A shortage of funds and the inability to set up a customer base resulted in its temporary closure, as reported by Future Startup – a leading media for startups and entrepreneurs.

On top of that, the dedicated cooks were struggling to maintain consistency of taste and quality. The company, however, started services again later.

Bangladesh lags behind India and Pakistan in terms of e-commerce revenue generation. According to Statista, India and Pakistan are projected to earn $40,845.4 million and $3,282 million respectively from the e-commerce sector in 2020, while the figure is $2,455.4 million for Bangladesh.

Vietnam is also projected to earn around 38 percent more than Bangladesh this year.

There are some e-commerce ventures that did well, but many failed. Although the number of ventures is growing, the overall e-commerce sector has been in a sorry state because of inadequate investments, lack of unique business models and creative ideas.

Waseem Alim, chief executive officer (CEO) of Chaldal.com, said, "E-commerce entrepreneurs have not been able to turn the sector into an industry due to insufficient investment. India has invested around $100 billion in the sector while ours has not even crossed $100 million."

Echoing Waseem, Evaly CEO Mohammad Rassel said investors are not quite confident about investing in this sector because there has been no proven success story so far.

"Companies need long-term heavy investments in order to sustain themselves," Rassel said.

He pointed out that sales generation is a major problem in this business.

"Extensive promotion is required to generate sales, and this is not possible without large-scale investments," the entrepreneur said.

Overall investment falling

Although local investment in this sector is rising, overall investment is declining.

"The overall investment dropped from $27 million in 2018 to $15 million in 2019. On the other hand, local investment grew from $2 million in 2018 to $6 million in 2019," said Asif Rahman, founder and CEO of AR Communication, at an event recently.

Why is this happening? The tendency to follow competitors instead of coming up with new ideas and business models could be a possible reason.

Nazim Farhan Choudhury, managing director of Adcomm, told The Business Standard, "Startups that hit the market with creative ideas and business models have definitely succeeded. They are growing as well. However, many others focus more on traction, and less on conversion and demand generation.

"We need to go beyond just driving traffic to the website. Businesses run promotions for traction but when visitors land on the websites, how do you convert them to buyers? How do you keep them in your system? That needs focus."

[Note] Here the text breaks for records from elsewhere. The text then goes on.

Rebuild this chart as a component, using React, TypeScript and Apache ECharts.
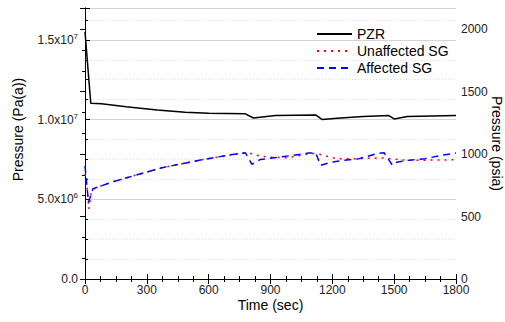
import React, { useEffect, useRef } from "react";
import * as echarts from "echarts";

// ---- data ----
const pzrTime = [0, 28, 80, 200, 350, 486, 600, 778, 817, 924, 1119, 1151, 1224, 1350, 1474, 1500, 1564, 1800];
const pzrPa = [1.55e7, 1.102e7, 1.1e7, 1.08e7, 1.06e7, 1.046e7, 1.04e7, 1.036e7, 1.01e7, 1.025e7, 1.029e7, 1.0e7, 1.008e7, 1.02e7, 1.025e7, 1.004e7, 1.02e7, 1.025e7];

const unaffTime = [0, 8, 19, 30, 49, 130, 227, 373, 567, 762, 810, 851, 890, 981, 1061, 1110, 1143, 1224, 1330, 1450, 1490, 1564, 1680, 1800];
const unaffPa = [6.6e6, 6.0e6, 4.4e6, 5.4e6, 5.7e6, 6.08e6, 6.44e6, 6.98e6, 7.48e6, 7.9e6, 7.86e6, 7.7e6, 7.65e6, 7.6e6, 7.79e6, 7.87e6, 7.81e6, 7.54e6, 7.55e6, 7.6e6, 7.54e6, 7.44e6, 7.46e6, 7.48e6];

const affTime = [0, 8, 17, 39, 60, 130, 227, 373, 567, 700, 778, 810, 851, 948, 1085, 1119, 1143, 1200, 1260, 1330, 1420, 1451, 1492, 1516, 1564, 1650, 1727, 1800];
const affPa = [7.1e6, 6.0e6, 4.83e6, 5.67e6, 5.75e6, 6.08e6, 6.44e6, 6.98e6, 7.48e6, 7.78e6, 7.92e6, 7.19e6, 7.5e6, 7.65e6, 7.9e6, 7.92e6, 7.13e6, 7.34e6, 7.45e6, 7.55e6, 7.88e6, 7.92e6, 7.13e6, 7.34e6, 7.44e6, 7.55e6, 7.75e6, 7.9e6];

const seriesNames = ["PZR", "Unaffected SG", "Affected SG"];
const xTicks = [0, 300, 600, 900, 1200, 1500, 1800];
const leftTickLabels: Record<number, string> = {
  0: "0.0",
  5000000: "5.0x10{sup|6}",
  10000000: "1.0x10{sup|7}",
  15000000: "1.5x10{sup|7}",
};
const rightTicks = [0, 500, 1000, 1500, 2000];

const FONT = "Liberation Sans, Arial, sans-serif";

export default function App() {
  const ref = useRef<HTMLDivElement>(null);
  useEffect(() => {
    if (!ref.current) return;
    const chart = echarts.init(ref.current, undefined, { renderer: "svg" });
    const pair = (t: number[], v: number[]) => t.map((x, i) => [x, v[i]]);
    const tickStyle = { show: true, inside: true, length: 5, lineStyle: { color: "#000" } };
    const minorStyle = { show: true, splitNumber: 4, length: 3, lineStyle: { color: "#000" } };
    chart.setOption({
      animation: false,
      textStyle: { fontFamily: FONT },
      grid: { left: 85, right: 49, top: 8, bottom: 43, outerBoundsMode: "none", containLabel: false },
      legend: {
        orient: "vertical",
        left: 311,
        top: 22,
        itemWidth: 35,
        itemHeight: 14,
        itemGap: 3,
        data: seriesNames,
        itemStyle: { opacity: 0 },
        textStyle: { fontSize: 14, color: "#000", fontFamily: FONT },
      },
      xAxis: [
        {
          type: "value",
          position: "bottom",
          min: xTicks[0],
          max: xTicks[xTicks.length - 1],
          interval: 300,
          name: "Time (sec)",
          nameLocation: "middle",
          nameGap: 19,
          nameMoveOverlap: false,
          nameTextStyle: { fontSize: 14, color: "#000", fontFamily: FONT },
          axisLine: { show: true, lineStyle: { color: "#000", width: 1 } },
          axisTick: tickStyle,
          minorTick: minorStyle,
          axisLabel: {
            fontSize: 12,
            color: "#222",
            margin: 5,
            fontFamily: FONT,
            formatter: (v: number) => (xTicks.includes(v) ? String(v) : ""),
          },
          splitLine: { show: false },
        },
        {
          type: "value",
          position: "top",
          min: 0,
          max: 1800,
          interval: 300,
          axisLine: { show: true, lineStyle: { color: "#000", width: 1 } },
          axisTick: tickStyle,
          minorTick: minorStyle,
          axisLabel: { show: false },
          splitLine: { show: false },
        },
      ],
      yAxis: [
        {
          type: "value",
          position: "left",
          min: 0,
          max: 1.7e7,
          interval: 5e6,
          name: "Pressure (Pa(a))",
          nameLocation: "middle",
          nameGap: 60,
          nameMoveOverlap: false,
          nameTextStyle: { fontSize: 14, color: "#000", fontFamily: FONT, padding: [0, 0, 0, 28] },
          axisLine: { show: true, lineStyle: { color: "#000", width: 1 } },
          axisTick: tickStyle,
          minorTick: minorStyle,
          axisLabel: {
            fontSize: 12,
            color: "#222",
            margin: 7,
            fontFamily: FONT,
            formatter: (v: number) => leftTickLabels[v] ?? "",
            rich: {
              sup: { fontSize: 8, color: "#222", padding: [0, 0, 7, 0], fontFamily: FONT },
            },
          },
          splitLine: { show: true, lineStyle: { color: "#d4d4d4", width: 1 } },
          minorSplitLine: { show: true, lineStyle: { color: "#dcdcdc", type: [1, 2], width: 1 } },
        },
        {
          type: "value",
          position: "right",
          min: 0,
          max: 2170,
          interval: 500,
          name: "Pressure (psia)",
          nameLocation: "middle",
          nameGap: 34,
          nameMoveOverlap: false,
          nameRotate: -90,
          nameTextStyle: { fontSize: 14, color: "#000", fontFamily: FONT },
          axisLine: { show: true, lineStyle: { color: "#000", width: 1 } },
          axisTick: tickStyle,
          minorTick: { ...minorStyle, splitNumber: 3 },
          axisLabel: {
            fontSize: 12,
            color: "#222",
            margin: 5,
            fontFamily: FONT,
            showMaxLabel: false,
            formatter: (v: number) => (rightTicks.includes(v) ? String(v) : ""),
          },
          splitLine: { show: false },
        },
      ],
      series: [
        {
          name: seriesNames[0],
          type: "line",
          data: pair(pzrTime, pzrPa),
          showSymbol: false,
          symbol: "none",
          lineStyle: { color: "#000", width: 1.5 },
          itemStyle: { color: "#000" },
          z: 3,
        },
        {
          name: seriesNames[1],
          type: "line",
          data: pair(unaffTime, unaffPa),
          showSymbol: false,
          symbol: "none",
          lineStyle: { color: "#ff0000", width: 1.5, type: [2, 5] },
          itemStyle: { color: "#ff0000" },
          z: 4,
        },
        {
          name: seriesNames[2],
          type: "line",
          data: pair(affTime, affPa),
          showSymbol: false,
          symbol: "none",
          lineStyle: { color: "#0000ff", width: 1.5, type: [7, 5] },
          itemStyle: { color: "#0000ff" },
          z: 5,
        },
      ],
    });
    return () => chart.dispose();
  }, []);
  return <div ref={ref} style={{ width: 505, height: 322, position: "absolute", left: 0, top: 0 }} />;
}
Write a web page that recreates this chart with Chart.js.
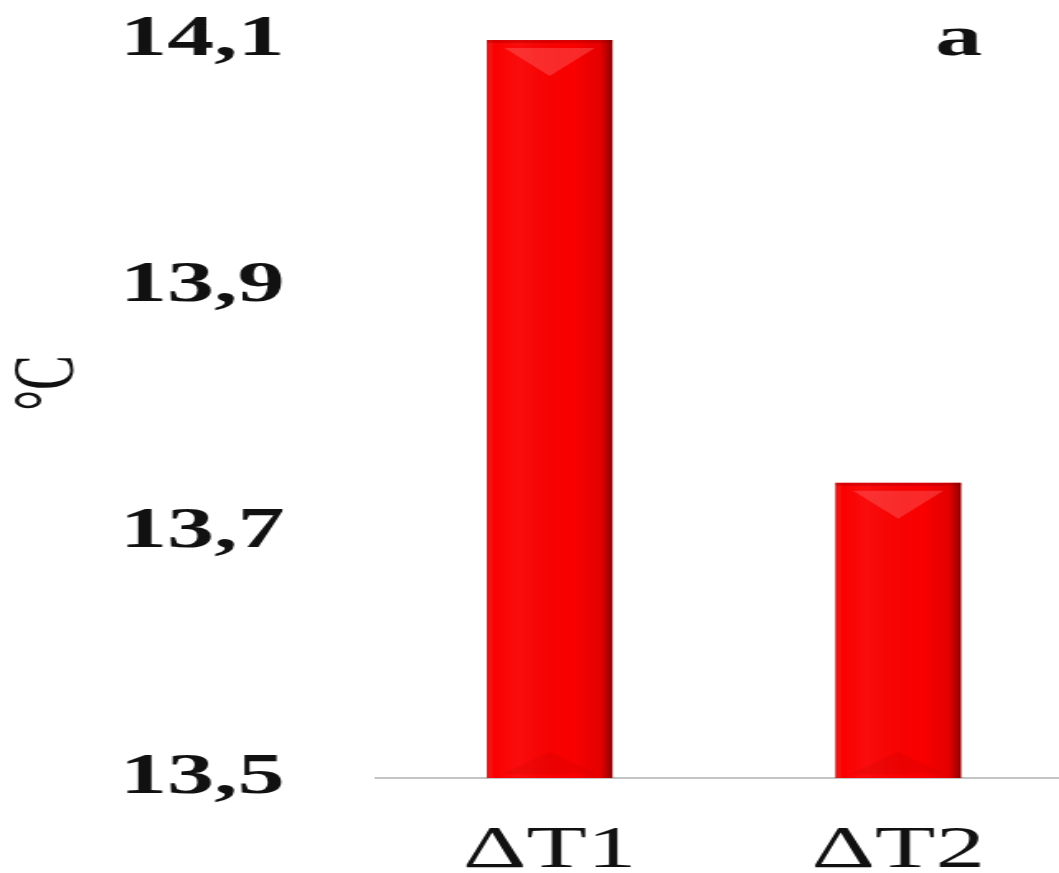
<!DOCTYPE html>
<html>
<head>
<meta charset="utf-8">
<script src="https://cdn.jsdelivr.net/npm/chart.js@4"></script>
<style>
    html, body { margin: 0; padding: 0; background: #fff; overflow: hidden; }
    #wrap { width: 1090px; height: 873px; }
    /* the whole figure is drawn narrow and widened, which gives the wide lettering */
    #deltaChart { transform: scaleX(1.65); transform-origin: 0 0; }
</style>
</head>
<body>
<div id="wrap"><canvas id="deltaChart" width="654" height="873"></canvas></div>
<script>
const categories = ['ΔT1', 'ΔT2'];
const deltaValues = [14.1, 13.74];
const yTickValues = [13.5, 13.7, 13.9, 14.1];
const axisTitle = '    °C';
const panelLetter = 'a';
const serif = 'Liberation Serif';

// Gives the flat bars a bevelled, glossy look
const barShading = {
    id: 'barShading',
    afterDatasetsDraw(chart) {
        const ctx = chart.ctx;
        const area = chart.chartArea;
        chart.getDatasetMeta(0).data.forEach(bar => {
            const left = bar.x - bar.width / 2;
            const right = bar.x + bar.width / 2;
            const top = bar.y;
            const bottom = Math.min(bar.base, area.bottom);
            const w = right - left;
            ctx.save();

            const side = ctx.createLinearGradient(left, 0, right, 0);
            side.addColorStop(0, 'rgba(130,0,0,0.35)');
            side.addColorStop(0.05, 'rgba(255,255,255,0)');
            side.addColorStop(0.25, 'rgba(255,255,255,0.05)');
            side.addColorStop(0.7, 'rgba(0,0,0,0)');
            side.addColorStop(0.9, 'rgba(90,0,0,0.12)');
            side.addColorStop(1, 'rgba(50,0,0,0.55)');
            ctx.fillStyle = side;
            ctx.fillRect(left, top, w, bottom - top);

            // top bevel
            ctx.fillStyle = 'rgba(120,0,0,0.25)';
            ctx.fillRect(left, top, w, 3);
            ctx.beginPath();
            ctx.moveTo(left + w * 0.14, top + 8);
            ctx.lineTo(right - w * 0.14, top + 8);
            ctx.lineTo(bar.x, top + 36);
            ctx.closePath();
            ctx.fillStyle = 'rgba(255,120,120,0.35)';
            ctx.fill();

            // faint bottom bevel
            ctx.beginPath();
            ctx.moveTo(left + w * 0.12, bottom - 4);
            ctx.lineTo(right - w * 0.12, bottom - 4);
            ctx.lineTo(bar.x, bottom - 26);
            ctx.closePath();
            ctx.fillStyle = 'rgba(150,0,0,0.10)';
            ctx.fill();
            ctx.restore();
        });
    }
};

const panelLabel = {
    id: 'panelLabel',
    afterDraw(chart) {
        const ctx = chart.ctx;
        ctx.save();
        ctx.font = 'bold 57px "' + serif + '"';
        ctx.fillStyle = '#111';
        ctx.textAlign = 'center';
        ctx.textBaseline = 'alphabetic';
        ctx.fillText(panelLetter, 581, 55);
        ctx.restore();
    }
};

const ctx = document.getElementById('deltaChart').getContext('2d');
new Chart(ctx, {
    type: 'bar',
    data: {
        labels: categories,
        datasets: [{
            data: deltaValues,
            backgroundColor: '#fa0000',
            borderWidth: 0,
            barPercentage: 0.36,
            categoryPercentage: 1
        }]
    },
    options: {
        responsive: false,
        devicePixelRatio: 1,
        animation: false,
        layout: { padding: { top: 40, right: 4, left: 0, bottom: 0 } },
        plugins: {
            legend: { display: false },
            tooltip: { enabled: false }
        },
        scales: {
            x: {
                grid: { display: false, drawTicks: false },
                border: { display: true, color: '#c4c4c4', width: 2 },
                ticks: {
                    color: '#111',
                    font: { family: serif, size: 60 },
                    padding: 37
                },
                afterFit(scale) {
                    scale.height = 95;
                    scale.paddingLeft = 0;
                    scale.paddingRight = 0;
                }
            },
            y: {
                min: 13.5,
                max: 14.1,
                grid: { display: false, drawTicks: false },
                border: { display: false },
                afterBuildTicks(scale) {
                    scale.ticks = yTickValues.map(v => ({ value: v }));
                },
                ticks: {
                    color: '#111',
                    font: { family: serif, size: 57, weight: 'bold' },
                    padding: 55,
                    callback: v => v.toFixed(1).replace('.', ',')
                },
                title: {
                    display: true,
                    text: axisTitle,
                    color: '#111',
                    font: { family: serif, size: 52, lineHeight: 1 },
                    padding: { top: 4, bottom: 0 }
                },
                afterFit(scale) {
                    scale.width = 227.5;
                    // keep the tick padding from pushing the plot area inwards
                    scale.paddingTop = 0;
                    scale.paddingBottom = 0;
                }
            }
        }
    },
    plugins: [barShading, panelLabel]
});
</script>
</body>
</html>
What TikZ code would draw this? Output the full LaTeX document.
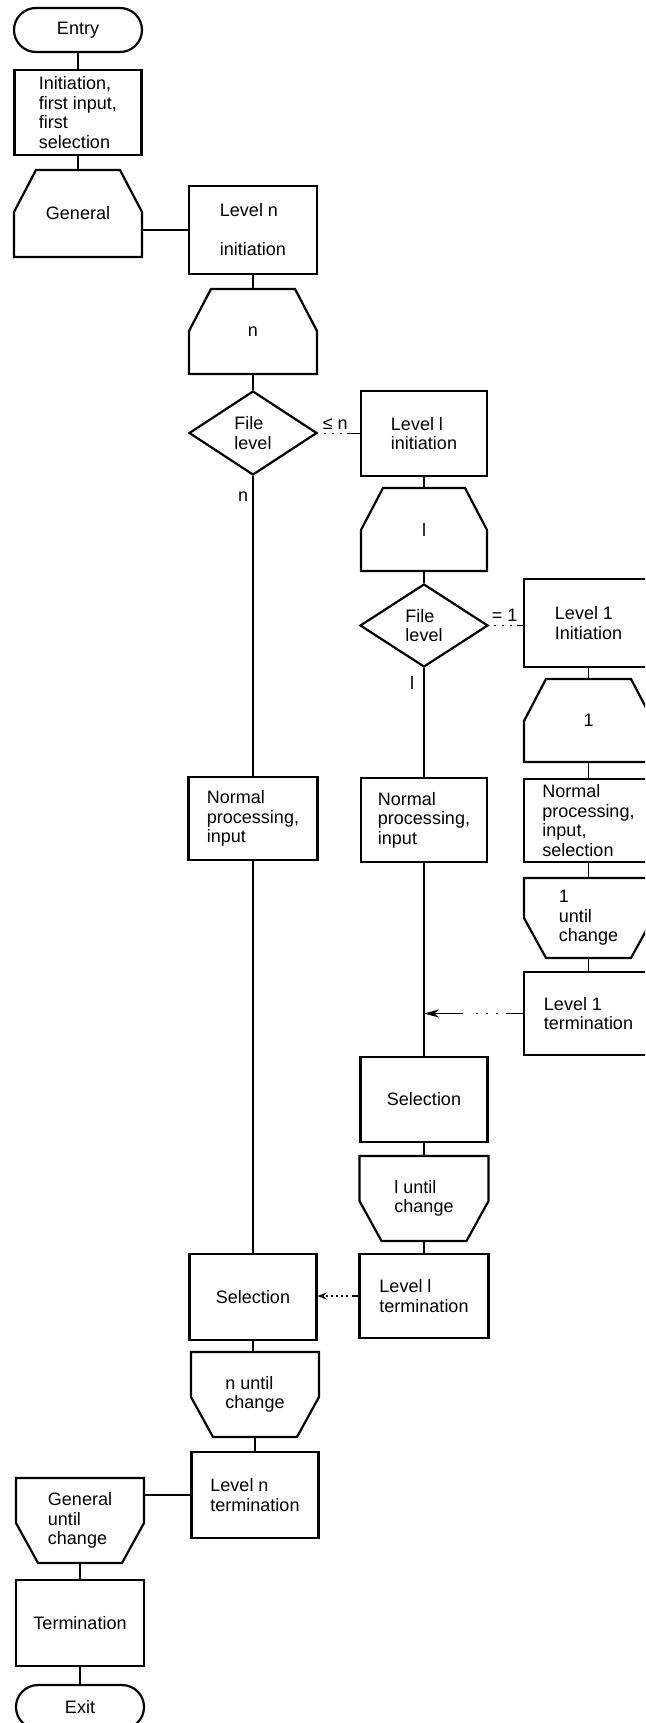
\documentclass[tikz,border=0pt]{standalone}
\usepackage{fontspec}
\setmainfont{Liberation Sans}
\usetikzlibrary{shapes.geometric,arrows.meta}
\tikzset{
  every node/.style={font=\fontsize{18}{19.5}\selectfont, inner sep=0pt},
  conn/.style={line width=1.9pt},
  procbox/.style={draw, line width=2.2pt, rectangle, minimum width=127pt, minimum height=85pt, align=left},
  terminal/.style={draw, line width=2.2pt, rectangle, rounded corners=22pt, minimum width=128pt, minimum height=44pt},
  decision/.style={draw, line width=2.2pt, diamond, aspect=1.5, minimum width=128pt, minimum height=84pt, align=left},
  loopstart/.style={rectangle, outer sep=0pt, minimum width=128pt, minimum height=85pt, align=left,
    append after command={\pgfextra{\begin{pgfinterruptpath}
      \draw[line width=2.2pt, line join=miter]
        (\tikzlastnode.south west) -- ([yshift=-42pt]\tikzlastnode.north west)
        -- ([xshift=22pt]\tikzlastnode.north west) -- ([xshift=-22pt]\tikzlastnode.north east)
        -- ([yshift=-42pt]\tikzlastnode.north east) -- (\tikzlastnode.south east) -- cycle;
    \end{pgfinterruptpath}}}},
  loopend/.style={rectangle, outer sep=0pt, minimum width=128pt, minimum height=85pt, align=left,
    append after command={\pgfextra{\begin{pgfinterruptpath}
      \draw[line width=2.2pt, line join=miter]
        (\tikzlastnode.north west) -- (\tikzlastnode.north east)
        -- ([yshift=40pt]\tikzlastnode.south east) -- ([xshift=-22pt]\tikzlastnode.south east)
        -- ([xshift=22pt]\tikzlastnode.south west) -- ([yshift=40pt]\tikzlastnode.south west) -- cycle;
    \end{pgfinterruptpath}}}}
}
\begin{document}
\begin{tikzpicture}[x=1pt,y=-1pt]
\useasboundingbox (0,0) rectangle (645,1723);
\clip (0,0) rectangle (645,1723);
\fill[white] (0,0) rectangle (645,1723);

% left column (top)
\node[terminal] (entry) at (78,30) {Entry};
\node[procbox] (init) at (78,112.5) {Initiation,\\first input,\\first\\selection};
\node[loopstart, minimum height=87pt] (general) at (78,213.5) {General};

% column B
\node[procbox, minimum height=88pt, minimum width=128pt] (levn) at (253,230) {Level n\\[19.5pt]initiation};
\node[loopstart] (nshape) at (253,331.5) {n};
\node[decision] (dia1) at (253,433) {File\\level};
\node[procbox, minimum height=83pt, minimum width=129pt] (normL) at (253,818.5) {Normal\\processing,\\input};
\node[procbox, minimum height=86pt] (selL) at (253,1297) {Selection};
\node[loopend] (nuntil) at (255,1394.5) {n until\\change};
\node[procbox, minimum height=86pt] (levnterm) at (255,1495) {Level n\\termination};

% left column (bottom)
\node[loopend] (guntil) at (80,1520.5) {General\\until\\change};
\node[procbox, minimum height=86pt, minimum width=128pt] (term) at (80,1623) {Termination};
\node[terminal] (exit) at (80,1707) {Exit};

% column C
\node[procbox, minimum height=85pt, minimum width=126pt] (levl) at (424,433.5) {Level l\\initiation};
\node[loopstart, minimum height=83pt, minimum width=126pt] (lshape) at (424,529.5) {l};
\node[decision, minimum height=83pt] (dia2) at (424,625.5) {File\\level};
\node[procbox, minimum height=84pt, minimum width=126pt] (normM) at (424,820) {Normal\\processing,\\input};
\node[procbox] (selM) at (424,1099.5) {Selection};
\node[loopend, minimum width=129pt] (luntil) at (424,1198.5) {l until\\change};
\node[procbox, minimum height=84pt, minimum width=129pt] (levlterm) at (424,1296) {Level l\\termination};

% column D
\node[procbox, minimum height=88pt, minimum width=129pt] (lev1) at (588.5,623) {Level 1\\Initiation};
\node[loopstart, minimum height=83pt, minimum width=129pt] (oneshape) at (588.5,720.5) {1};
\node[procbox, minimum height=83pt, minimum width=129pt] (normR) at (588.5,820.5) {Normal\\processing,\\input,\\selection};
\node[loopend, minimum height=80pt, minimum width=129pt] (oneuntil) at (588.5,918) {1\\until\\change};
\node[procbox, minimum height=83pt, minimum width=129pt] (lev1term) at (588.5,1013.5) {Level 1\\termination};

% connectors left / B
\draw[conn] (entry) -- (init);
\draw[conn] (init) -- (general);
\draw[conn] (levn.west) -- (levn.west -| general.east);
\draw[conn] (levn) -- (nshape);
\draw[conn] (nshape) -- (dia1);
\draw[conn] (dia1.south) -- node[pos=0.07, left=4pt] {n} (normL.north);
\draw[conn] (normL) -- (selL);
\draw[conn] (selL.south) -- (selL.south |- nuntil.north);
\draw[conn] (nuntil.south) -- (nuntil.south |- levnterm.north);
\draw[conn] (levnterm.west) -- (levnterm.west -| guntil.east);
\draw[conn] (guntil) -- (term);
\draw[conn] (term) -- (exit);

% connectors C
\draw[conn, dash pattern=on 13pt off 5pt on 2pt off 6pt on 2pt off 6pt on 2pt off 6pt on 2pt off 6pt on 2pt off 200pt]
  (levl.west) -- node[pos=0.59, above=3pt] {≤ n} (levl.west -| dia1.east);
\draw[conn] (levl) -- (lshape);
\draw[conn] (lshape) -- (dia2);
\draw[conn] (dia2.south) -- node[pos=0.14, left=9pt] {l} (normM.north);
\draw[conn] (normM) -- (selM);
\draw[conn] (selM) -- (luntil);
\draw[conn] (luntil) -- (levlterm);
\draw[conn, dash pattern=on 6pt off 4pt on 2pt off 3pt on 2pt off 3pt on 2pt off 3pt on 2pt off 3pt on 2pt off 3pt on 2pt off 200pt, -{Stealth[length=9pt,width=7pt]}]
  (levlterm.west) -- (levlterm.west -| selL.east);

% connectors D
\draw[conn, dash pattern=on 6pt off 5pt on 2pt off 6pt on 2pt off 6pt on 2pt off 200pt]
  (lev1.west |- dia2.east) -- node[pos=0.54, above=3pt] {= 1} (dia2.east);
\draw[conn] (lev1) -- (oneshape);
\draw[conn] (oneshape) -- (normR);
\draw[conn] (normR) -- (oneuntil);
\draw[conn] (oneuntil) -- (lev1term);
\draw[conn, dash pattern=on 17pt off 8pt on 2pt off 8pt on 2pt off 8pt on 2pt off 13pt on 200pt, -{Stealth[length=15pt,width=8pt]}]
  (lev1term.west) -- (lev1term.west -| normM.south);
\end{tikzpicture}
\end{document}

Nazim said one reason could be the lack of adequate investments.

"Even if investments are made, they are mostly spent on traction rather than conversion. Investment is required for the back-end engine to convert visitors into buyers."

Nazim mentioned another reason – a lot of people do not know much about the e-commerce sector.

Too many copycats

Studying the market, knowing the competition and planning for the long-term are important to sustain a business. But not many entrepreneurs do a feasibility study before launching their companies.

Nazim said, "Everybody has the same thing. When one platform starts selling something, others also start offering the same thing. Not many different, unique ideas are coming out."

Sajid Amit, associate professor and director of the Centre for Enterprise and Society as well as the executive master of Business Administration at the University of Liberal Arts Bangladesh, said some of the early players in the sector had disappointed buyers with bad service such as poor delivery infrastructure and online fraud.

"If people had a bad experience with Foodpanda, they would not have used Pathao Food or Uber Eats," he said.

Emphasising the importance of the impression a company gives in its initial days, Sajid said people do not download and use an e-commerce app again once they delete it.

"So, what you do in the beginning has a big impact on people. A good delivery infrastructure is crucial. And there is already an infrastructure; they just need to expand it," he added.

According to the E-Commerce Association of Bangladesh, supply chain management in the sector is still underdeveloped. This is mainly because a third party does the delivery. Thus, it often takes too long to deliver the products.

Facebook commerce or F-commerce is another reason why e-commerce is struggling. Sajid said F-commerce has taken away some attention from e-commerce.

"F-commerce requires low investment while e-commerce needs high funding. In a study, we found that 35 percent of students spend four or more hours on Facebook. When they spend such a long time on Facebook, diverting their attention from that social media platform to an app or a website is not easy," the academician explained.

However, Bangladesh plans to transform into a digital economy in 2021 under the e-Government Master Plan for Digital Bangladesh. As e-commerce is an important block in the growth of the digital economy, issues in this sector need to be addressed instead of just seeing the number of ventures growing.